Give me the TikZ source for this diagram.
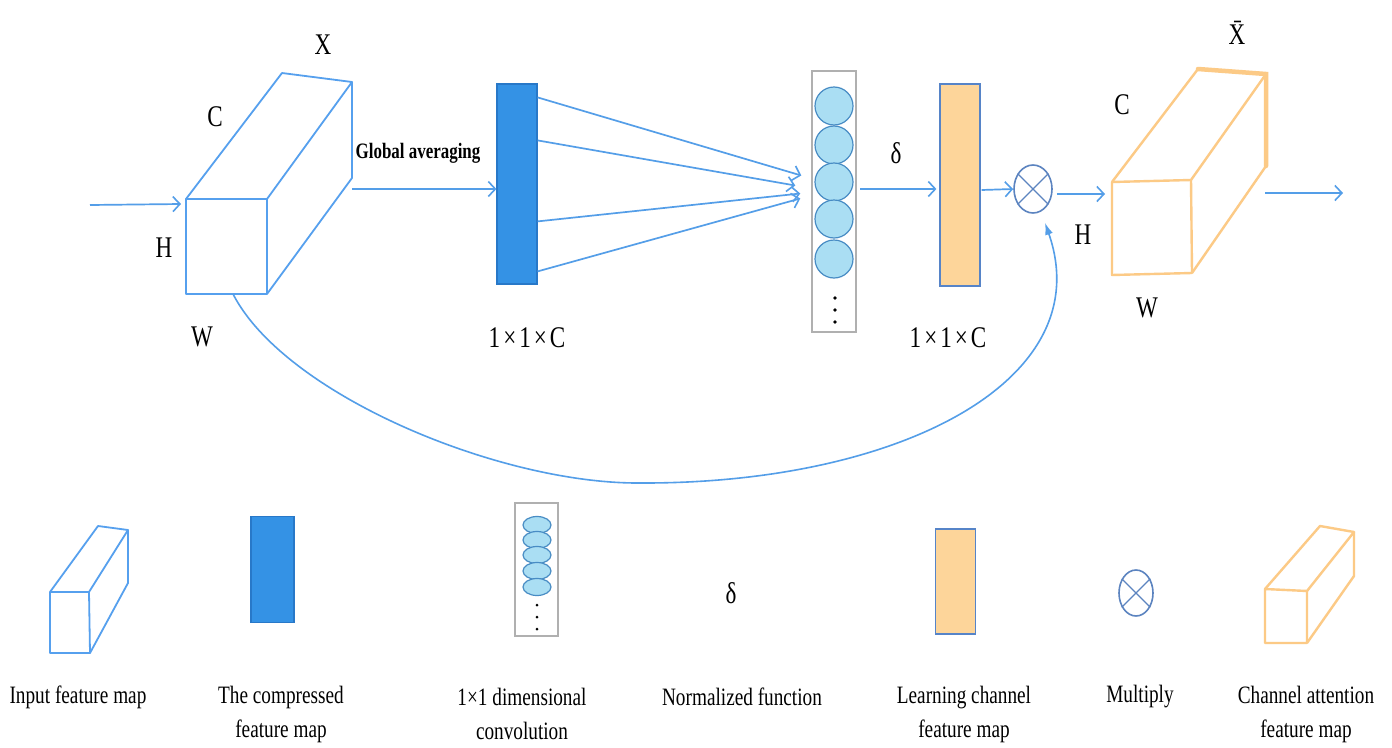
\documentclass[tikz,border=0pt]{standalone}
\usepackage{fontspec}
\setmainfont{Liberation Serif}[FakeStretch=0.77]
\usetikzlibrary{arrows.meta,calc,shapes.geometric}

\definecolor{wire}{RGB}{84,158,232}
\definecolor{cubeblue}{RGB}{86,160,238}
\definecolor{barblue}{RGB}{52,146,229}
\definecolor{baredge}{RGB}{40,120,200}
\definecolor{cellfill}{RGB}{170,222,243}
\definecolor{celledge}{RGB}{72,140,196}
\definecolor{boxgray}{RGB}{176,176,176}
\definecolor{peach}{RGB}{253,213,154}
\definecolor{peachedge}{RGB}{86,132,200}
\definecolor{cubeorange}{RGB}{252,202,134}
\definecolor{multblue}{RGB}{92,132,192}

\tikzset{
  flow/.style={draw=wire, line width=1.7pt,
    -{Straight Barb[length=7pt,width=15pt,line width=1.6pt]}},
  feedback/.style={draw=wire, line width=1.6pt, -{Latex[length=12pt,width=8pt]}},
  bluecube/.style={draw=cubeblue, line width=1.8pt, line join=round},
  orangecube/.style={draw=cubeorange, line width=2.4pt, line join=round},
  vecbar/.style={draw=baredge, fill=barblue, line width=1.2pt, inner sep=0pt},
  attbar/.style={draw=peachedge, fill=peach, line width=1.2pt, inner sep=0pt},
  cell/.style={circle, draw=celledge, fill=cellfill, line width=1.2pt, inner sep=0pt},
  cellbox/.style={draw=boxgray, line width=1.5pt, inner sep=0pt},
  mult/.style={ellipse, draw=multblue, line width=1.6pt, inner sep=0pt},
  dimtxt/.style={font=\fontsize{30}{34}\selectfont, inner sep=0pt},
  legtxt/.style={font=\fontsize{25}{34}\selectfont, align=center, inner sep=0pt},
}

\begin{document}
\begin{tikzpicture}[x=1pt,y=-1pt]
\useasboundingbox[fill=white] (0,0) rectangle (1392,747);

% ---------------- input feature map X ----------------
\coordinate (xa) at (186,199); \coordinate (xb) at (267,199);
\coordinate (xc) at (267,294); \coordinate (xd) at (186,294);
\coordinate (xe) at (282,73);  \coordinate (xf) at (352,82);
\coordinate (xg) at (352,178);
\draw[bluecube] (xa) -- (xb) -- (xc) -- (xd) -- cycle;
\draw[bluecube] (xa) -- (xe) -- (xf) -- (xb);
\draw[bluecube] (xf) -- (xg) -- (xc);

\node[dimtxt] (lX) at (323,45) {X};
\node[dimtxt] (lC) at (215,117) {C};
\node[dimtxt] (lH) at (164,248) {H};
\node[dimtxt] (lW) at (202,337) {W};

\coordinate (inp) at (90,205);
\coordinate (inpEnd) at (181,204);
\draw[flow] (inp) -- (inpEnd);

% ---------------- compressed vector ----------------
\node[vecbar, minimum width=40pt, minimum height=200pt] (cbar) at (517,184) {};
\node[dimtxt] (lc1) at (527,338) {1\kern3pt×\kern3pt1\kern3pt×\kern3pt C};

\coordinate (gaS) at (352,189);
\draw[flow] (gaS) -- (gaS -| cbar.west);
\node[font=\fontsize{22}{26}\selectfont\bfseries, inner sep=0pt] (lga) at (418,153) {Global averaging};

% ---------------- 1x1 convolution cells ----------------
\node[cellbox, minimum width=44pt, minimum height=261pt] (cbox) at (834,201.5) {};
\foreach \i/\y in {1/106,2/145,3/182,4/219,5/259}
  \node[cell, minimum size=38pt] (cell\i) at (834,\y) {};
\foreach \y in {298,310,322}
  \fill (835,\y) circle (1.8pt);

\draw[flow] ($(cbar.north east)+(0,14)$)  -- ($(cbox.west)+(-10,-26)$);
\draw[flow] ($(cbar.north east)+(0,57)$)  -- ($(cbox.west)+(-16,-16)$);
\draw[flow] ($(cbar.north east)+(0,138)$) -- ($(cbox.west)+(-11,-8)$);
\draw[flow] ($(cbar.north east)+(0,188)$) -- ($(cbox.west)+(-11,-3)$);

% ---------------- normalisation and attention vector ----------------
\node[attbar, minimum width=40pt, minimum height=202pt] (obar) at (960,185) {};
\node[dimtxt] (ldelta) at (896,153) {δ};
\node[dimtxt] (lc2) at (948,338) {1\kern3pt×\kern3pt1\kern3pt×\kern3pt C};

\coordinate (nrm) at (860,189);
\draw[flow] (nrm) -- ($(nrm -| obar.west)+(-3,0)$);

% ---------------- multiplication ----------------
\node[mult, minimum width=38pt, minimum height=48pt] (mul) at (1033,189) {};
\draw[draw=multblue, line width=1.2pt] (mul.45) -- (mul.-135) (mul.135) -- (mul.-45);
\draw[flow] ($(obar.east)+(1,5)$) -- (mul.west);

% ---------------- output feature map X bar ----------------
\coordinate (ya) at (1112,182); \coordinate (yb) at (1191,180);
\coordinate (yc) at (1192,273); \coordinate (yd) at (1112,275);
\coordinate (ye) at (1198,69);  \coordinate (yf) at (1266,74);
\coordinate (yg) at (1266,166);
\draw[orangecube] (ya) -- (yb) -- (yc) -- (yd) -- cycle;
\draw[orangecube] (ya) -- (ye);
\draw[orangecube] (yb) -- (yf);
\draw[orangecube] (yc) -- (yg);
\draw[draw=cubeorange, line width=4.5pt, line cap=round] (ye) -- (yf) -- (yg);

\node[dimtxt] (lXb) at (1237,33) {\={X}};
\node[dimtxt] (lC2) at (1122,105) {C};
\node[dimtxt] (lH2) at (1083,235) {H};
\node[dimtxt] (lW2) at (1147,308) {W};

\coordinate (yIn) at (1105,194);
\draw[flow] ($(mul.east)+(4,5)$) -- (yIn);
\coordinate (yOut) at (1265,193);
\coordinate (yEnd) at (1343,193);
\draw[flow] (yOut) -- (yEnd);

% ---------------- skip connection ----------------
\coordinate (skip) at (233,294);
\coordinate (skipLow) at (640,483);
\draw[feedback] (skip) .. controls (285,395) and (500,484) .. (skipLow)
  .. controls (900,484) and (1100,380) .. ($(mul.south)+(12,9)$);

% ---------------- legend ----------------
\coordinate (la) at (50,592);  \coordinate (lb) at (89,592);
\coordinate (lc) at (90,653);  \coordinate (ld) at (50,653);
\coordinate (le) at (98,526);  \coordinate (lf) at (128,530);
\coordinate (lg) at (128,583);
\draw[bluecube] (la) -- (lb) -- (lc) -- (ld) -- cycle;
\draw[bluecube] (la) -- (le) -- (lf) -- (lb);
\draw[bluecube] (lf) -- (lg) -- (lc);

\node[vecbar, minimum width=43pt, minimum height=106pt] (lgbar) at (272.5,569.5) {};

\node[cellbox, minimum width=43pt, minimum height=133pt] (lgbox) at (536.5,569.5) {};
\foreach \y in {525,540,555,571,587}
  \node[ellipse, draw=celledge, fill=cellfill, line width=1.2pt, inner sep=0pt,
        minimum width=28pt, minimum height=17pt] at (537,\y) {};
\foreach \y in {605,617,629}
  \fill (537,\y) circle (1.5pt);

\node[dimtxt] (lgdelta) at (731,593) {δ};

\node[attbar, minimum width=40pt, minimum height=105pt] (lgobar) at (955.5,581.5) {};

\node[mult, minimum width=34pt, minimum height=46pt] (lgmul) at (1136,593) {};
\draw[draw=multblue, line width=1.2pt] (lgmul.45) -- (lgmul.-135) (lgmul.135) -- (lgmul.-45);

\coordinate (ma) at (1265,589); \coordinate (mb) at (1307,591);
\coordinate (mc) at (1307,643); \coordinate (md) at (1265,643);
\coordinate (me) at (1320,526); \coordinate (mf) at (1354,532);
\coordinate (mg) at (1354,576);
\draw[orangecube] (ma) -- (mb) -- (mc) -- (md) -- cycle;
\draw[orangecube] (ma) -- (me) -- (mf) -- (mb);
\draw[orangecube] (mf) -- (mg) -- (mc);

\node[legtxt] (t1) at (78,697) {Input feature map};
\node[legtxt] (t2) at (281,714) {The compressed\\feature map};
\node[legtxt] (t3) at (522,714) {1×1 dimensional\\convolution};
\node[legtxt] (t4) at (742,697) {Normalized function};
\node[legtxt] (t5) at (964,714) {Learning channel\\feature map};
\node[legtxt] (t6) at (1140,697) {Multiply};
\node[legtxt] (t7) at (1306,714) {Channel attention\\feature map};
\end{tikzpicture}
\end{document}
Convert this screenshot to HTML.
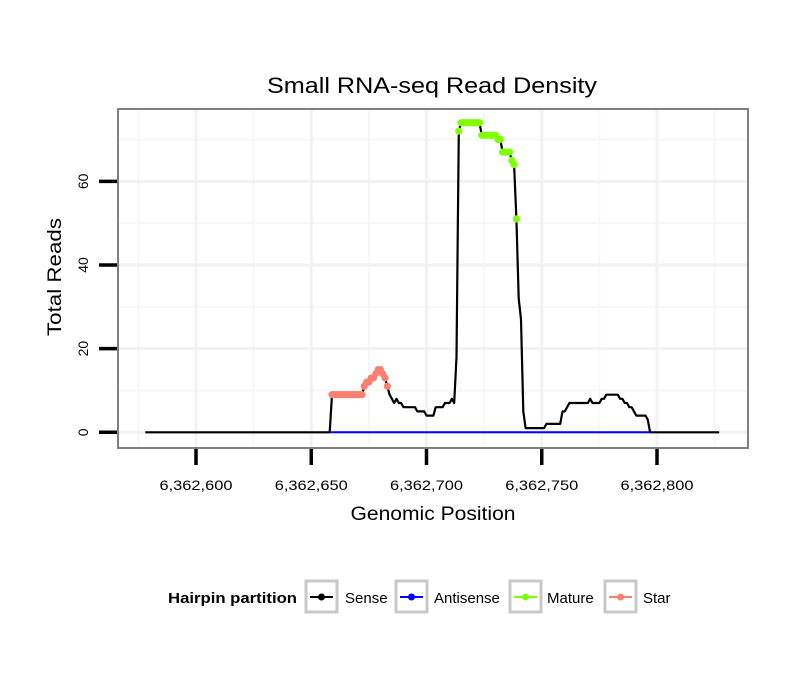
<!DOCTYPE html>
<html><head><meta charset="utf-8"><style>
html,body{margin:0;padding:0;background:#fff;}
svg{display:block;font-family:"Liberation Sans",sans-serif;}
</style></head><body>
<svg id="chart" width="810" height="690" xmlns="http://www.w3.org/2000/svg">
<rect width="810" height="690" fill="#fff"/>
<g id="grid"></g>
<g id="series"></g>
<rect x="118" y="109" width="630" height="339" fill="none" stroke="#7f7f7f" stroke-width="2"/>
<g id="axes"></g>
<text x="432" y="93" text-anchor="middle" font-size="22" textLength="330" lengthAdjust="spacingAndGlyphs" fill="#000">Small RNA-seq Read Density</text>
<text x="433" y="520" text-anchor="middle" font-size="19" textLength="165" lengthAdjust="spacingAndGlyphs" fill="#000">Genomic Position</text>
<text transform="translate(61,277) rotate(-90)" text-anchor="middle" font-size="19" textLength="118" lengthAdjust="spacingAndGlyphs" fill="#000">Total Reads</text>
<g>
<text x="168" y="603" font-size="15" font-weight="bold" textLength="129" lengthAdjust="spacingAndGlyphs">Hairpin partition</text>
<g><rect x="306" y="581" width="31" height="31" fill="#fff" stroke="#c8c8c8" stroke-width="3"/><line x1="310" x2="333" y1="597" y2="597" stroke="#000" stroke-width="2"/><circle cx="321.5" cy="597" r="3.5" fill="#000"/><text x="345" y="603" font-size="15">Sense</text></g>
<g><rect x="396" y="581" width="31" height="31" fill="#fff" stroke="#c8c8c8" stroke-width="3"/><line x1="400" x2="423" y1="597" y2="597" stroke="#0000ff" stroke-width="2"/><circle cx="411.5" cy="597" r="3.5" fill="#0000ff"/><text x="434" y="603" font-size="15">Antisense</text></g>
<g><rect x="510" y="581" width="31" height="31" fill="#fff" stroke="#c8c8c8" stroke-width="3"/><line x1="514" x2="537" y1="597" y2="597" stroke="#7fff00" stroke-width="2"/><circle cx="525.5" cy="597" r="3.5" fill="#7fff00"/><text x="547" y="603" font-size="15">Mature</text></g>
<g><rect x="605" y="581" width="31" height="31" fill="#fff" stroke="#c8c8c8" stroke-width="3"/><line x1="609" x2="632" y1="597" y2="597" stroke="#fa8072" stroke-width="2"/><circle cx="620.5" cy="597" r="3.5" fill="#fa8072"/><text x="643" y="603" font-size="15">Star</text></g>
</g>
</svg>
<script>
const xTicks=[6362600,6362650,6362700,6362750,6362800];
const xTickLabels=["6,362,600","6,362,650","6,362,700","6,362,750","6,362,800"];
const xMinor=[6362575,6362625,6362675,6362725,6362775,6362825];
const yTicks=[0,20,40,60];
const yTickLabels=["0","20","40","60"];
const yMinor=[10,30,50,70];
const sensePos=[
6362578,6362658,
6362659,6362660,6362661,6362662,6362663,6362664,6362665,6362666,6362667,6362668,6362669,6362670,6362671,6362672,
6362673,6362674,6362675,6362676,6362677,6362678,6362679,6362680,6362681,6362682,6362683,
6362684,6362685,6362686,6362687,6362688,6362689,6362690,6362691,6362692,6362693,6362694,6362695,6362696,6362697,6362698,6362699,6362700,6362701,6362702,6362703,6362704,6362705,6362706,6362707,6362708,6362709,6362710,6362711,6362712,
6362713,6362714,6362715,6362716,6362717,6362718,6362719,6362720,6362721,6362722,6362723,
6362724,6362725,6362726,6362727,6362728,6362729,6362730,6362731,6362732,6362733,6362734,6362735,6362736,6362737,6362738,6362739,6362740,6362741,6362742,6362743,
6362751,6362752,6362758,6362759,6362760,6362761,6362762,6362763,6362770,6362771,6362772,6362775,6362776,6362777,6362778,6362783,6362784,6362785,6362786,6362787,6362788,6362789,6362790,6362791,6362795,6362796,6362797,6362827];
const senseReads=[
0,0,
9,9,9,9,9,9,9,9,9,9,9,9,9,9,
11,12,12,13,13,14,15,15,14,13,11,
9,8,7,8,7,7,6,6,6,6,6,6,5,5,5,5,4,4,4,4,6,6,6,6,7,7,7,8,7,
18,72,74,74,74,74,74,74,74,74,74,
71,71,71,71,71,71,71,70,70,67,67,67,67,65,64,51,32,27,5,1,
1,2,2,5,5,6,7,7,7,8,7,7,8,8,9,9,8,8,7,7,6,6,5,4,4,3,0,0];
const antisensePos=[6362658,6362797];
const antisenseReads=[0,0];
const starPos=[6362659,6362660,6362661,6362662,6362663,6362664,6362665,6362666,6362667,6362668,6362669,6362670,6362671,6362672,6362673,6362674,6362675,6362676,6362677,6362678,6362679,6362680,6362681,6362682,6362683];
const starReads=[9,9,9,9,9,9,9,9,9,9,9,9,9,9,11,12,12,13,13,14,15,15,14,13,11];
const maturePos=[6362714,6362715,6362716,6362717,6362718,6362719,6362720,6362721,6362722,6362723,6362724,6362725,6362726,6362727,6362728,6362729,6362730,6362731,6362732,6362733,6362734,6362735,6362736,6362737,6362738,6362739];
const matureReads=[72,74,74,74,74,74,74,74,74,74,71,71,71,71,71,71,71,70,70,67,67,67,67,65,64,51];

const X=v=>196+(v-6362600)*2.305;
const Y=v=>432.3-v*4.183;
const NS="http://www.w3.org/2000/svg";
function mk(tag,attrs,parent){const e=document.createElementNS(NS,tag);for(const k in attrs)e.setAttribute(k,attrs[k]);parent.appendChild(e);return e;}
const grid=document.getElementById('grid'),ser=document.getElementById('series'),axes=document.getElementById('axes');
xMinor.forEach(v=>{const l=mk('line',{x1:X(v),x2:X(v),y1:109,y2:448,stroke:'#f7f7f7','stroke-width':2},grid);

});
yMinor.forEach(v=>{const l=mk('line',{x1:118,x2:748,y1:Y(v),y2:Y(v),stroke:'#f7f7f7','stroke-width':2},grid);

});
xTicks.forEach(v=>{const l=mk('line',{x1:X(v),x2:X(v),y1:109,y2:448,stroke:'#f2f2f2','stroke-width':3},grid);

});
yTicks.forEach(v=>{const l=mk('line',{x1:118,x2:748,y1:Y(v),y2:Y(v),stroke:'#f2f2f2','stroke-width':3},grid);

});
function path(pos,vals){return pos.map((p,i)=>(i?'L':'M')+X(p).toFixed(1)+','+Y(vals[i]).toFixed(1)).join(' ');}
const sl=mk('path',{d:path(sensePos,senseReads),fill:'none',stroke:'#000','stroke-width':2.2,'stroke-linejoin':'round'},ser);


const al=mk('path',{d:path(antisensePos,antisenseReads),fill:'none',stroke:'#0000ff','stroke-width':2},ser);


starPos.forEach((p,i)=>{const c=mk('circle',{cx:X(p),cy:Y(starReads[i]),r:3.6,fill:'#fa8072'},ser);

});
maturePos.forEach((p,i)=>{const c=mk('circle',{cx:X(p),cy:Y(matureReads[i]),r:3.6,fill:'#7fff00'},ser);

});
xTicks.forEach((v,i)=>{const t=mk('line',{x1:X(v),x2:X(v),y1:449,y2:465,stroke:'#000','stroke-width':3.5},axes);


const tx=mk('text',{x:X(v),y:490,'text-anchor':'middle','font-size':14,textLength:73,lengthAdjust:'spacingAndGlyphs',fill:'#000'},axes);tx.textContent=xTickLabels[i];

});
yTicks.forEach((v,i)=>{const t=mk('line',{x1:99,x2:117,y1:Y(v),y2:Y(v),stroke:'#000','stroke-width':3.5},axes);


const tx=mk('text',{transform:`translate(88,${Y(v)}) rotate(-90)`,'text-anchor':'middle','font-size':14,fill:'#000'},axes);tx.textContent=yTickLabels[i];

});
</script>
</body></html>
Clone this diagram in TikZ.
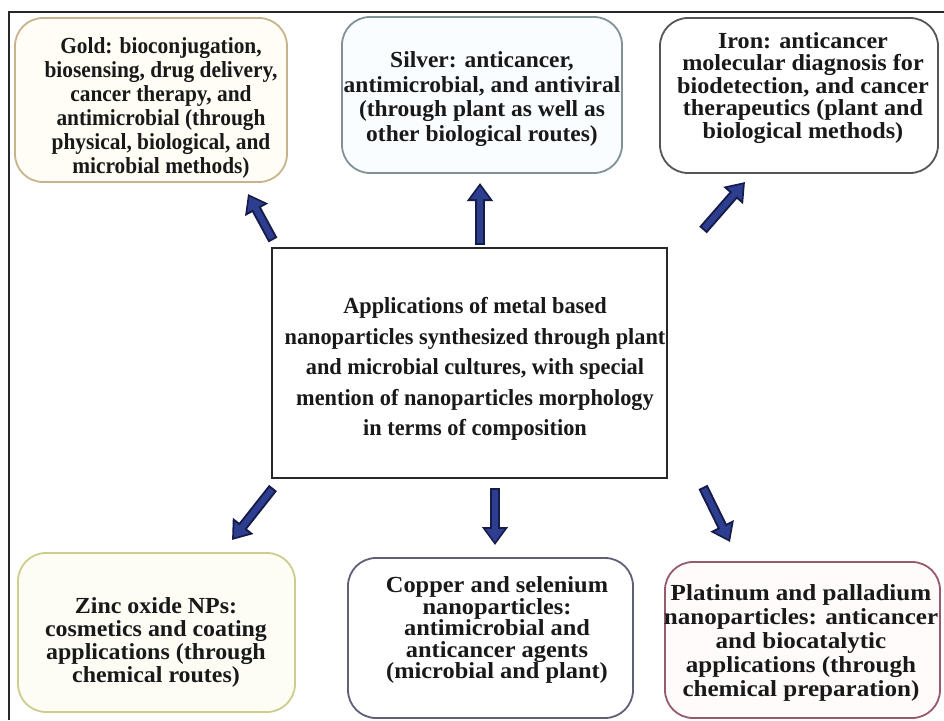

● SET EXERCISE
Provide the number of lines in the entries that include "this", and no other text.

● THE RESULT
3